For the second time in less than a month, Facebook has canceled a boosted post from easyDNS.
The first occasion was on Feb 3rd when we posed the question on whether social media platforms should be the final arbiters of truth (response from Facebook: “yes”). Note the boost was originally approved and then canceled mid-run.
This time they canceled our boost for this post which aimed to raise awareness Canada’s Broadband Telecom Legislative Review (BTLR). The post linked to our blog, which contained a call-to-action to sign our petition in the House of Commons, which is sponsored by a sitting Member of Parliament.
What gets me about this one is that we had already boosted this post for a successful 5-day run last week, and it did pretty good, fostering a mostly healthy discussion thread and being shared widely. Facebook’s own algo suggested “Boost again” and I figured, “why not?”.
It was then approved, started running again and then canceled this morning. We have requested a review of this decision.
I’m not paranoid enough to think this has anything to do with with the release of my latest book, Unassailable, wherein I lay out ways to reduce the dominance of social media platforms over your content. Nor do I suspect that the more easyDNS speaks up about defending your privacy from Big Tech, while also actively combatting government overreach, makes us some sort of target and eventually the next victim of a deplatforming incident.
No, my guess is that most likely, the post was flagged as inappropriate by run-of-the-mill Facebook users who in their own sense of self-importance cannot possibly imagine anybody else holding a different stance than theirs and thus deeming any orthogonal viewpoint as “inappropriate. Again, a theme covered in depth in Unassailable.
People are never more sincere than when they assume their own moral superiority.
— Thomas Sowell
But what happened worries me. Somewhere after the course of the first cancelation, I saw some fine print in my ad dashboard that said, and I have to paraphrase here because I didn’t think to screengrab it,
Should you continue to post disruptive content, we may cancel your account.

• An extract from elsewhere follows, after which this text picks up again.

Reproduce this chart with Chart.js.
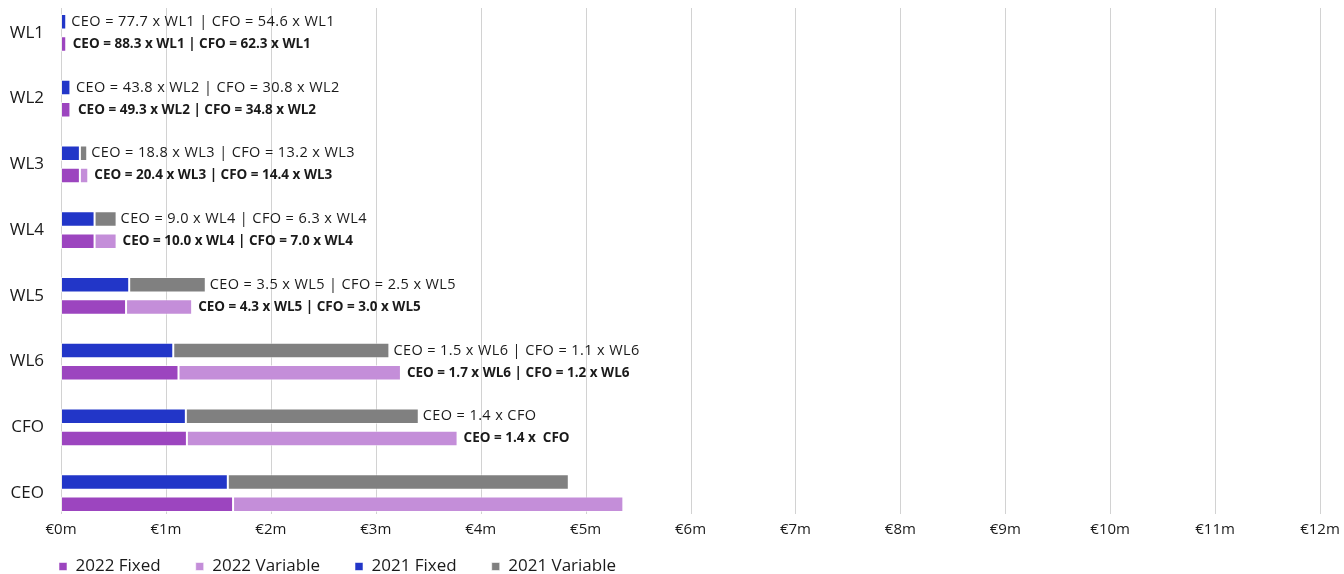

I feel like that Seinfeld episode where somebody in a white lab coat has just made an indelible mark on our permanent record.
The other thing that is worrying is the inability to open free form tickets or contact a human with these social media platforms. I understand the rationale that on a free service, you don’t get one-on-one support. But we aren’t free facebook users. We actually pay to boost posts and run ads from time to time, we’re a client. Where I come from, if somebody is paying you money you damn well let them communicate with you as required. At least that’s the ethos here at easyDNS but I’m frequently reminded that we’re old school and out-of-touch.
In this era of the infallible algo, whatever is not in the UX is outside the scope of relevance, and that is actually one of the reasons I don’t want the government regulating content in the way BTLR proposes. Because if a lean, mean, profitable racehorse like Facebook can’t even accommodate non-standard communications flows from its own paying customers, I don’t expect a government bureaucracy to get it any better.
Update Feb 22:
Looks like our appeal has prevailed and the ad was approved and running again this morning.
Update Feb 25:
The ad was canceled again this morning. We have no option to appeal this time.